• SHORT PROBLEM: Write out the material exactly, without any of its pictures.

• DATA SEGMENT:
----------------
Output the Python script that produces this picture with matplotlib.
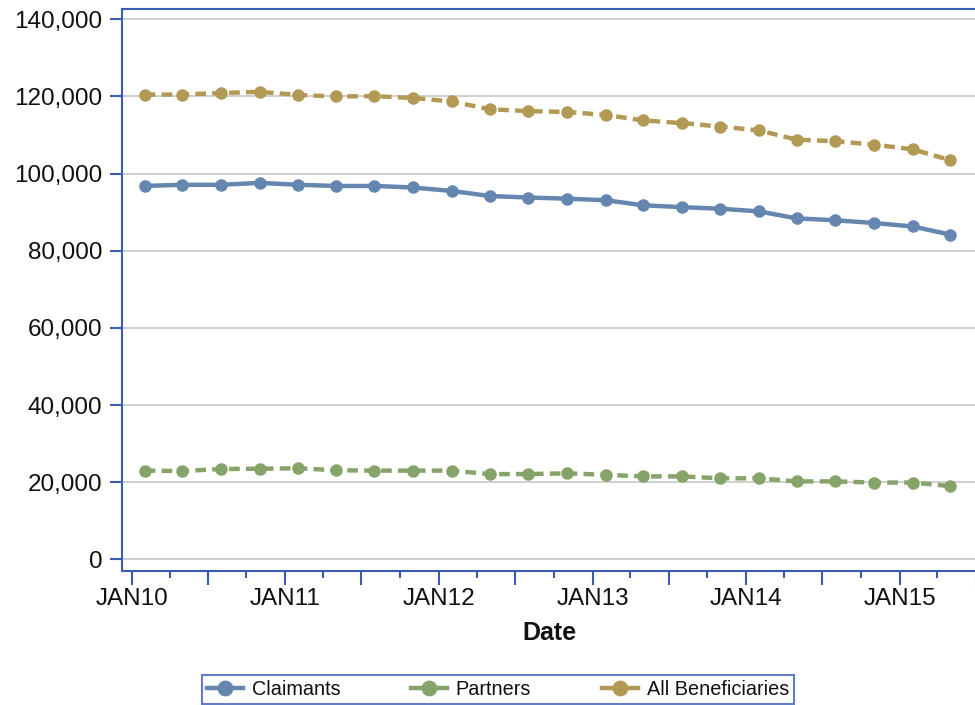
import matplotlib
matplotlib.use("Agg")
import matplotlib.pyplot as plt
import matplotlib.dates as mdates
from matplotlib.ticker import FuncFormatter, MultipleLocator
import datetime as dt

plt.rcParams['font.family'] = ['Liberation Sans', 'DejaVu Sans']

dates = [dt.date(y, m, 1) for y in range(2010, 2016) for m in (2, 5, 8, 11)][:22]

claimants = [96.8, 97.1, 97.1, 97.6, 97.1, 96.8, 96.8, 96.4, 95.5, 94.2, 93.8,
             93.5, 93.1, 91.8, 91.3, 90.9, 90.2, 88.4, 87.9, 87.2, 86.3, 84.2]
partners = [23.0, 22.9, 23.4, 23.5, 23.6, 23.1, 23.0, 23.0, 23.0, 22.1, 22.1,
            22.3, 21.9, 21.5, 21.5, 21.0, 21.0, 20.2, 20.2, 19.9, 19.9, 19.0]
all_benef = [120.5, 120.5, 120.9, 121.2, 120.4, 120.0, 120.1, 119.6, 118.7, 116.7, 116.2,
             116.0, 115.2, 113.8, 113.1, 112.2, 111.2, 108.8, 108.4, 107.5, 106.3, 103.5]
claimants = [v * 1000 for v in claimants]
partners = [v * 1000 for v in partners]
all_benef = [v * 1000 for v in all_benef]

series_names = ["Claimants", "Partners", "All Beneficiaries"]
colors = ["#6586AF", "#86A46A", "#B29A55"]
axis_blue = "#3A5CB5"

W, H = 975, 705
fig = plt.figure(figsize=(W / 100, H / 100), dpi=100)
ax = fig.add_axes([122 / W, 1 - 570.7 / H, (977 - 122) / W, (570.7 - 9.3) / H])

dash = (0, (2.4, 1.4))
ax.plot(dates, claimants, color=colors[0], lw=3.2, marker='o', ms=8,
        label=series_names[0], zorder=3)
ax.plot(dates, partners, color=colors[1], lw=3.2, ls=dash, marker='o', ms=8,
        label=series_names[1], zorder=3)
ax.plot(dates, all_benef, color=colors[2], lw=3.2, ls=dash, marker='o', ms=8,
        label=series_names[2], zorder=3)

ax.set_xlim(dt.date(2009, 12, 9), dt.date(2015, 7, 4))
ax.set_ylim(-2950, 142600)

ax.yaxis.set_major_locator(MultipleLocator(20000))
ax.yaxis.set_major_formatter(FuncFormatter(lambda v, p: f"{int(round(v)):,}"))
ax.grid(axis='y', color='#CFCFCF', lw=1.4, zorder=0)
ax.set_axisbelow(True)

ax.xaxis.set_major_locator(mdates.MonthLocator(bymonth=[1, 7]))
ax.xaxis.set_minor_locator(mdates.MonthLocator(bymonth=[4, 10]))
ax.xaxis.set_major_formatter(FuncFormatter(
    lambda v, p: (mdates.num2date(v).strftime('JAN%y') if mdates.num2date(v).month == 1 else '')))

ax.tick_params(axis='y', which='major', direction='out', length=9, width=1.5,
               color=axis_blue, labelsize=17.5, pad=5, labelcolor='#111111')
ax.tick_params(axis='x', which='major', direction='out', length=10, width=1.5,
               color=axis_blue, labelsize=17.5, pad=2.5, labelcolor='#111111')
ax.tick_params(axis='x', which='minor', direction='out', length=5, width=1.5,
               color=axis_blue)

for s in ax.spines.values():
    s.set_color(axis_blue)
    s.set_linewidth(1.5)

ax.set_xlabel("Date", fontsize=18, fontweight='bold', labelpad=8, color='#111111')

leg = fig.legend(loc='lower left', bbox_to_anchor=(202 / W, 1 / H, (794 - 202) / W, 33 / H),
                 mode='expand', ncol=3, frameon=True, fancybox=False, fontsize=14.3,
                 handlelength=1.8, borderaxespad=0, borderpad=0.25, handletextpad=0.45,
                 columnspacing=3.0, markerscale=1.3)
leg.get_frame().set_edgecolor(axis_blue)
leg.get_frame().set_linewidth(1.5)
for t in leg.get_texts():
    t.set_color('#111111')
for h in leg.legend_handles:
    h.set_linestyle('-')

fig.savefig("out.png", dpi=100)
----------------
• TASK RESULT:
Output the Python script that produces this picture with matplotlib.
import matplotlib
matplotlib.use("Agg")
import matplotlib.pyplot as plt
import matplotlib.dates as mdates
from matplotlib.ticker import FuncFormatter, MultipleLocator
import datetime as dt

plt.rcParams['font.family'] = ['Liberation Sans', 'DejaVu Sans']

dates = [dt.date(y, m, 1) for y in range(2010, 2016) for m in (2, 5, 8, 11)][:22]

claimants = [96.8, 97.1, 97.1, 97.6, 97.1, 96.8, 96.8, 96.4, 95.5, 94.2, 93.8,
             93.5, 93.1, 91.8, 91.3, 90.9, 90.2, 88.4, 87.9, 87.2, 86.3, 84.2]
partners = [23.0, 22.9, 23.4, 23.5, 23.6, 23.1, 23.0, 23.0, 23.0, 22.1, 22.1,
            22.3, 21.9, 21.5, 21.5, 21.0, 21.0, 20.2, 20.2, 19.9, 19.9, 19.0]
all_benef = [120.5, 120.5, 120.9, 121.2, 120.4, 120.0, 120.1, 119.6, 118.7, 116.7, 116.2,
             116.0, 115.2, 113.8, 113.1, 112.2, 111.2, 108.8, 108.4, 107.5, 106.3, 103.5]
claimants = [v * 1000 for v in claimants]
partners = [v * 1000 for v in partners]
all_benef = [v * 1000 for v in all_benef]

series_names = ["Claimants", "Partners", "All Beneficiaries"]
colors = ["#6586AF", "#86A46A", "#B29A55"]
axis_blue = "#3A5CB5"

W, H = 975, 705
fig = plt.figure(figsize=(W / 100, H / 100), dpi=100)
ax = fig.add_axes([122 / W, 1 - 570.7 / H, (977 - 122) / W, (570.7 - 9.3) / H])

dash = (0, (2.4, 1.4))
ax.plot(dates, claimants, color=colors[0], lw=3.2, marker='o', ms=8,
        label=series_names[0], zorder=3)
ax.plot(dates, partners, color=colors[1], lw=3.2, ls=dash, marker='o', ms=8,
        label=series_names[1], zorder=3)
ax.plot(dates, all_benef, color=colors[2], lw=3.2, ls=dash, marker='o', ms=8,
        label=series_names[2], zorder=3)

ax.set_xlim(dt.date(2009, 12, 9), dt.date(2015, 7, 4))
ax.set_ylim(-2950, 142600)

ax.yaxis.set_major_locator(MultipleLocator(20000))
ax.yaxis.set_major_formatter(FuncFormatter(lambda v, p: f"{int(round(v)):,}"))
ax.grid(axis='y', color='#CFCFCF', lw=1.4, zorder=0)
ax.set_axisbelow(True)

ax.xaxis.set_major_locator(mdates.MonthLocator(bymonth=[1, 7]))
ax.xaxis.set_minor_locator(mdates.MonthLocator(bymonth=[4, 10]))
ax.xaxis.set_major_formatter(FuncFormatter(
    lambda v, p: (mdates.num2date(v).strftime('JAN%y') if mdates.num2date(v).month == 1 else '')))

ax.tick_params(axis='y', which='major', direction='out', length=9, width=1.5,
               color=axis_blue, labelsize=17.5, pad=5, labelcolor='#111111')
ax.tick_params(axis='x', which='major', direction='out', length=10, width=1.5,
               color=axis_blue, labelsize=17.5, pad=2.5, labelcolor='#111111')
ax.tick_params(axis='x', which='minor', direction='out', length=5, width=1.5,
               color=axis_blue)

for s in ax.spines.values():
    s.set_color(axis_blue)
    s.set_linewidth(1.5)

ax.set_xlabel("Date", fontsize=18, fontweight='bold', labelpad=8, color='#111111')

leg = fig.legend(loc='lower left', bbox_to_anchor=(202 / W, 1 / H, (794 - 202) / W, 33 / H),
                 mode='expand', ncol=3, frameon=True, fancybox=False, fontsize=14.3,
                 handlelength=1.8, borderaxespad=0, borderpad=0.25, handletextpad=0.45,
                 columnspacing=3.0, markerscale=1.3)
leg.get_frame().set_edgecolor(axis_blue)
leg.get_frame().set_linewidth(1.5)
for t in leg.get_texts():
    t.set_color('#111111')
for h in leg.legend_handles:
    h.set_linestyle('-')

fig.savefig("out.png", dpi=100)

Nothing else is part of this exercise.